Pressure needed to flush a toilet
The jet toilets that are being sold today to reduce the water consumed per flush require a lot of water pressure to recharge the metal water tank that is hidden in the porcelain tank – about 40 psi. If you use a standard toilet, you only need enough water pressure to fill the tank (a source higher than the top of the tank). A rainwater harvesting storage tank five to ten feet above the toilet tank offers plenty of pressure as long as you are willing to have the toilet take longer to fill (you will also need to filter the water so the fill valve in the tank doesn’t plug). Tall buildings use water storage tanks placed on about every 21 floors. The tanks are at least 31 feet higher than the highest toilet and offer just over 13psi of pressure to flush a standard toilet. The height of the tank is such that the lowest floor gets about 80 psi of pressure. Any higher pressure would damage toilet and sink seals. You don’t need this much pressure; it’s just food for thought.
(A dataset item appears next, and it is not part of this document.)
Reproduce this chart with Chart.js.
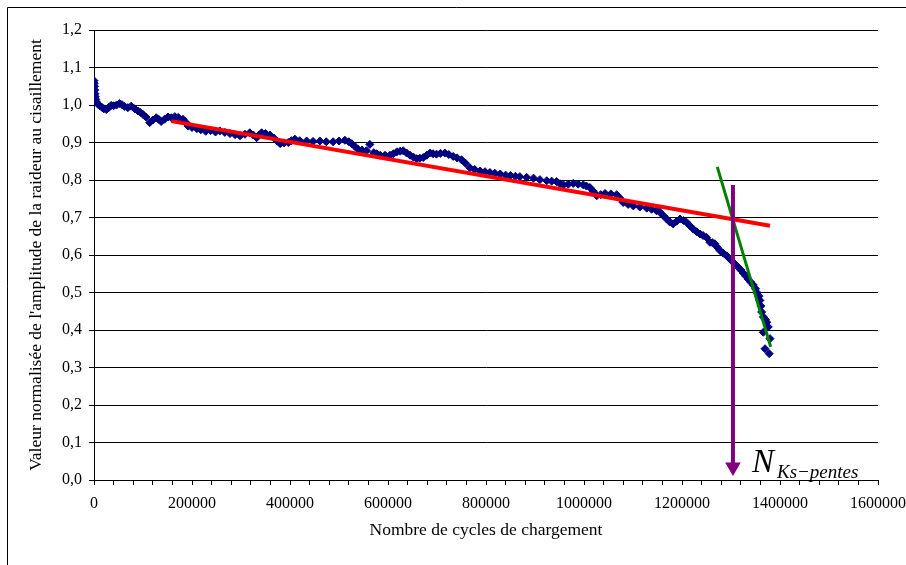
<!DOCTYPE html>
<html lang="fr">
<head>
  <meta charset="UTF-8">
  <title>Raideur au cisaillement</title>
  <script src="https://cdn.jsdelivr.net/npm/chart.js"></script>
  <style>
    body { margin: 0; background: #fff; }
  </style>
</head>
<body>
  <canvas id="graphe" width="906" height="565"></canvas>

  <script>
    const cycles = [
      0, 500, 1000, 1500, 2000, 2500, 3500, 5000, 8000, 12000,
      16000, 20000, 25000, 30000, 35000, 40000, 46000, 52000, 57000, 62500,
      69000, 76000, 83000, 90000, 95000, 100000, 106000, 113600, 120000, 127000,
      132000, 137000, 144000, 151000, 158000, 165000, 172000, 181600, 188000, 192000,
      200000, 210000, 218000, 228000, 238000, 248000, 257000, 267000, 277500, 288000,
      298000, 308000, 318000, 325000, 332000, 337000, 342000, 350000, 359000, 367000,
      374000, 380000, 388000, 396500, 403000, 410000, 420000, 434000, 447000, 461000,
      474000, 488000, 500000, 512000, 520000, 526000, 532000, 539000, 547000, 556000,
      563000, 571000, 577000, 584000, 594000, 604000, 611000, 618000, 625000, 631000,
      638000, 645000, 652000, 658600, 665000, 672000, 679000, 686000, 692000, 699000,
      707000, 716000, 724000, 733000, 741000, 750000, 758000, 767000, 777000, 788000,
      798000, 808000, 818000, 829000, 840000, 850000, 860000, 869000, 883000, 897000,
      910000, 924000, 934000, 944000, 951000, 958000, 968000, 978000, 988000, 998600,
      1005000, 1012000, 1019000, 1026000, 1034000, 1043000, 1055000, 1066700, 1073000, 1080000,
      1090000, 1100600, 1114000, 1128000, 1138000, 1148000, 1155000, 1162000, 1168700, 1175000,
      1182000, 1189000, 1196000, 1203000, 1209600, 1216000, 1223000, 1230000, 1236700, 1243000,
      1250000, 1257000, 1262000, 1267000, 1272000, 1277500, 1284000, 1291000, 1296000, 1301000,
      1308000, 1315000, 1320000, 1325000, 1330000, 1335000, 1340000, 1345500, 1350000, 1353600,
      1357000, 1359000, 1361000, 1362600, 1366000, 1370000, 1372800, 1376000, 1366000, 1379600,
      1369400, 1378000
    ];
    const raideur = [
      1.065, 1.058, 1.05, 1.04, 1.03, 1.022, 1.015, 1.008, 1.002, 0.998,
      0.994, 0.99, 0.988, 0.993, 0.999, 0.998, 1.0, 1.004, 1.001, 0.996,
      0.993, 0.997, 0.99, 0.984, 0.98, 0.975, 0.968, 0.953, 0.96, 0.966,
      0.962, 0.956, 0.962, 0.968, 0.966, 0.969, 0.967, 0.962, 0.953, 0.944,
      0.94, 0.937, 0.934, 0.93, 0.932, 0.928, 0.931, 0.927, 0.924, 0.921,
      0.918, 0.922, 0.926, 0.92, 0.913, 0.92, 0.926, 0.924, 0.92, 0.912,
      0.904, 0.897, 0.899, 0.9, 0.905, 0.909, 0.905, 0.904, 0.903, 0.904,
      0.902, 0.902, 0.904, 0.906, 0.902, 0.897, 0.89, 0.882, 0.88, 0.878,
      0.895, 0.873, 0.87, 0.866, 0.866, 0.866, 0.87, 0.875, 0.877, 0.878,
      0.872, 0.866, 0.861, 0.857, 0.858, 0.86, 0.866, 0.872, 0.87, 0.869,
      0.871, 0.872, 0.868, 0.863, 0.859, 0.854, 0.845, 0.833, 0.828, 0.824,
      0.822, 0.82, 0.818, 0.816, 0.813, 0.812, 0.81, 0.809, 0.807, 0.805,
      0.801, 0.798, 0.797, 0.796, 0.79, 0.787, 0.789, 0.791, 0.789, 0.787,
      0.784, 0.78, 0.77, 0.758, 0.761, 0.764, 0.763, 0.761, 0.752, 0.74,
      0.735, 0.731, 0.728, 0.725, 0.722, 0.718, 0.714, 0.705, 0.696, 0.688,
      0.683, 0.69, 0.696, 0.692, 0.687, 0.678, 0.669, 0.662, 0.656, 0.652,
      0.647, 0.634, 0.633, 0.63, 0.621, 0.612, 0.605, 0.598, 0.592, 0.585,
      0.576, 0.567, 0.56, 0.552, 0.544, 0.536, 0.528, 0.52, 0.51, 0.499,
      0.49, 0.479, 0.464, 0.448, 0.435, 0.428, 0.421, 0.408, 0.394, 0.377,
      0.35, 0.337
    ];

    // droites des deux pentes et fleche N
    const penteRougeX = [157800, 1379600];
    const penteRougeY = [0.957, 0.678];
    const penteVerteX = [1272000, 1381000];
    const penteVerteY = [0.835, 0.355];
    const flecheX = [1304000, 1304000];
    const flecheY = [0.787, 0.035];

    const police = "'Liberation Serif', 'Times New Roman', serif";

    function points(xs, ys) {
      return xs.map((x, i) => ({ x: x, y: ys[i] }));
    }

    // cadre exterieur (haut et gauche seulement visibles)
    const cadre = {
      id: 'cadre',
      beforeDraw(chart) {
        const c = chart.ctx;
        c.save();
        c.fillStyle = '#fff';
        c.fillRect(0, 0, chart.width, chart.height);
        c.strokeStyle = '#000';
        c.lineWidth = 1;
        c.beginPath();
        c.moveTo(7.5, chart.height);
        c.lineTo(7.5, 7.5);
        c.lineTo(chart.width, 7.5);
        c.stroke();
        c.restore();
      }
    };

    // libelle N_{Ks-pentes} a cote de la fleche
    const libelle = {
      id: 'libelle',
      afterDatasetsDraw(chart) {
        const c = chart.ctx;
        const px = chart.scales.x.getPixelForValue(flecheX[0]);
        const py = chart.scales.y.getPixelForValue(0);
        c.save();
        c.fillStyle = '#000';
        c.textBaseline = 'alphabetic';
        c.font = 'italic 33px ' + police;
        c.fillText('N', px + 19, py - 8);
        const w = c.measureText('N').width;
        c.font = 'italic 19px ' + police;
        c.fillText('Ks\u2212pentes', px + 19 + w + 3, py - 2);
        c.restore();
      }
    };

    const ctx = document.getElementById('graphe').getContext('2d');

    new Chart(ctx, {
      type: 'scatter',
      data: {
        datasets: [
          {
            data: points(cycles, raideur),
            backgroundColor: '#000080',
            borderColor: '#000080',
            borderWidth: 1,
            pointStyle: 'rectRot',
            pointRadius: 4,
            order: 5
          },
          {
            data: points(penteRougeX, penteRougeY),
            showLine: true,
            borderColor: '#ff0000',
            borderWidth: 4,
            pointRadius: 0,
            order: 4
          },
          {
            data: points(penteVerteX, penteVerteY),
            showLine: true,
            borderColor: '#008000',
            borderWidth: 3,
            pointRadius: 0,
            order: 3
          },
          {
            data: points(flecheX, flecheY),
            showLine: true,
            borderColor: '#800080',
            borderWidth: 4,
            pointRadius: [0, 9],
            pointStyle: 'triangle',
            rotation: 180,
            pointBackgroundColor: '#800080',
            pointBorderColor: '#800080',
            pointBorderWidth: 0,
            order: 2
          }
        ]
      },
      options: {
        responsive: false,
        animation: false,
        layout: { padding: { top: 30, right: 28, left: 0, bottom: 0 } },
        plugins: {
          legend: { display: false },
          tooltip: { enabled: false }
        },
        scales: {
          x: {
            type: 'linear',
            min: 0,
            max: 1600000,
            afterFit: s => { s.height = 85; s.paddingLeft = 0; s.paddingRight = 0; },
            border: { display: true, color: '#000', width: 1 },
            grid: { drawOnChartArea: false, color: '#000', tickLength: 5 },
            ticks: {
              stepSize: 40000,
              autoSkip: false,
              maxRotation: 0,
              padding: 9,
              color: '#000',
              font: { family: police, size: 16 },
              callback: v => (v % 200000 === 0 ? String(v) : '')
            },
            title: {
              display: true,
              text: 'Nombre de cycles de chargement',
              color: '#000',
              font: { family: police, size: 17.5 },
              padding: { top: 24, bottom: 24 }
            }
          },
          y: {
            min: 0,
            max: 1.2,
            afterFit: s => { s.width = 94; s.paddingTop = 0; s.paddingBottom = 0; },
            border: { display: true, color: '#000', width: 1 },
            grid: { color: '#000', tickLength: 5 },
            ticks: {
              stepSize: 0.1,
              padding: 7,
              color: '#000',
              font: { family: police, size: 16 },
              callback: v => v.toFixed(1).replace('.', ',')
            },
            title: {
              display: true,
              text: "Valeur normalisée de l'amplitude de la raideur au cisaillement",
              color: '#000',
              font: { family: police, size: 17.5 },
              padding: { top: 26, bottom: 0 }
            }
          }
        }
      },
      plugins: [cadre, libelle]
    });
  </script>
</body>
</html>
Heads up on gravity feed tanks
A bottom tank tap is convenient but can be prone to leaks if the tank is not made of steel, wood, plastic, or some form of cement. Lined tanks require special care in forming a good seal around the hole used for the tap. If you are going to use the water for drinking, I recommend two taps near the bottom of the tank. Make the first tap as close to the bottom of the tank as possible and make it large – at least four inches in diameter. Perhaps twice a year and when the water level is pretty low, flush your tank. Stir the tank as much as you can with a clean stick or broom and then immediately open this large bottom valve to let most of the sediment that collects on the bottom of the tank flush out. Keep stirring up the sediment until the tank is empty. The second tap should be about six to eight inches higher. Use this tap for every day use. It will allow the water to be drawn off above most of the sediment (see the chapter on tanks for more information on automatic tank blow down systems and tap locations).
A note about purification:
Again, just because this method is low tech and at low pressure doesn’t mean you have to sacrifice water quality. Methods are provided in the purification section on making this water suitable for drinking and cooking. However, your local city plumbing codes may make it difficult to get a permit to install a rainwater collection system for drinking water.